The Coalition Government dropped kicked us through a year of budget cuts all in the name of ‘helping our economy’. I’m not convinced they’re asking the right people for money, however, the saving grace on us not hitting a double dip recession was apparently the increase in sales following the massive literary (ahem) hit 50 Shades Of Grey. The trilogy that was dubbed ‘Mummy Porn’ had so many readers hoping to morph their husbands into Christian Grey, that the sales of ‘naughty goods’ rose by a whopping 400% giving our economy a much needed push.
With many families strapped for cash this year and the bill for the Olympic’s seemingly going through the roof, many Londoners, me included, grumbled about how it was a waste of money, wouldn’t be any good anyway, team GB won’t get any golds. How wrong we were? In true Worzel Gummidge form, I sat down to watch the opening ceremony with my ‘cynical head’ firmly on. But then I started to enjoy it, it was actually really good. Each segment was about feeling proud to be British and by the time David Beckham was on his speedboat I was almost standing. Then the countries starting arriving and I dropped into a semi-coma, seriously some of those countries must be made up. The games were great, team GB did really well and as a nation we all became hooked. My children, especially my eldest son knew all the names of our winners, Bradley Wiggins is now a cast iron hero in our house along with Mo Farrah and Jessica Ennis. Forget The Spice Girls spouting on about girl power, take a look at our female athletes. Nicola Adams becoming the first British female to win a gold medal in the women’s boxing even though she looks like she would be too nice to raise a fist at anything. The Paralympics were just as worthy for the first time ever, with my son and parents attending the finals which was gladly a sell out. Apart from a rather too lengthy closing ceremony, a partial career revival for Sir Paul McCartney and The Spice Girls, it really was an Olympics worth watching.

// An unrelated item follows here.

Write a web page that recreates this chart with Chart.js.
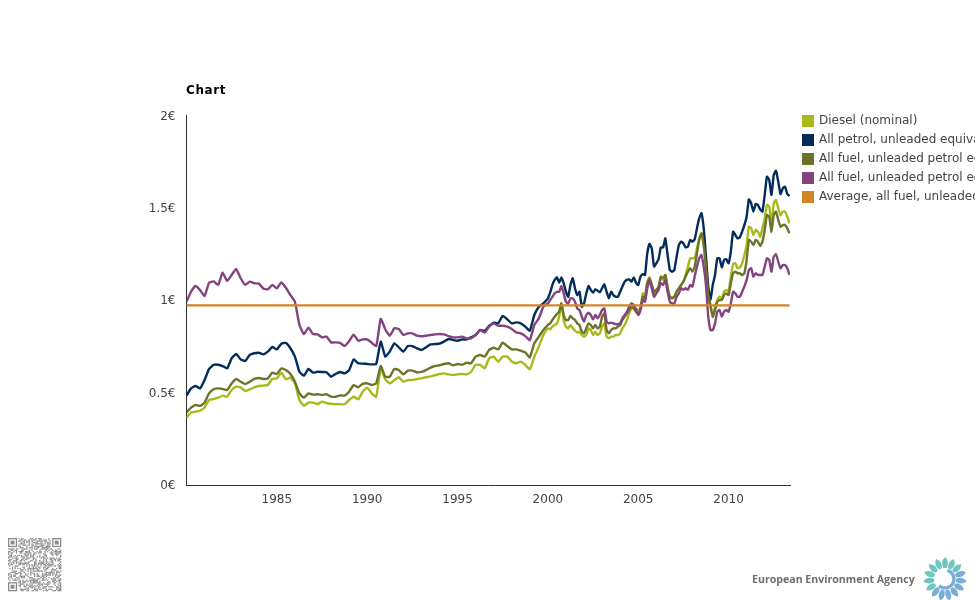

We have also had our fair share of royal scandal this year. Butter wouldn’t melt Kate Middleton had topless shots splashed over the front pages of gossip mags throughout Europe. We were all shocked and appalled, felt that she had been betrayed, although some of us thought that maybe she should be more careful considering her status in the Royal Family. The British press refused to publish the photos and the Royal Family took legal proceedings to protect her honour. Then naked photos of Prince Harry emerged in the press, he had ended up nude following a game of strip billiards (so posh). The Sun newspaper along with many others printed the photos on the front page, we all affectionately shook our heads at the mischief that Harry gets up too. He didn’t try to cause a fuss, wasn’t interested in any sort of injunction and followed the scandal by appearing backstage at a show in Las Vegas surrounded by bikini clad beauties. What a difference a direct line to the throne makes.
However, my personal wow moment of the year was when Felix Baumgartner casually decided to jump 128k from space, through the Earth’s atmosphere and back down to the ground. Dressed in an astronaut’s suit, he emerged from his little space pod, looked down at the edge of the planet and matter of factly said, “I’m coming home now” as if he was just ringing his wife on the train home from work. He plummeted to Earth spinning as he went, then somehow remembered to pull the cord to his parachute and floated to the ground. No matter how many times I watch the clip on You Tube it forces the hairs on the back of my neck to stand up while making me feel a little bit sick, it is truly amazing. And Felix’s reasons for taking the jump, he says, “Everyone has limits – not everyone accepts them”. I can handle a few limits thank you.
Whatever your plans are to see in the New Year later tonight, whether you will be cheering or commiserating come 12 o’clock, no-one will be as happy as Tulisa for seeing the back of 2012.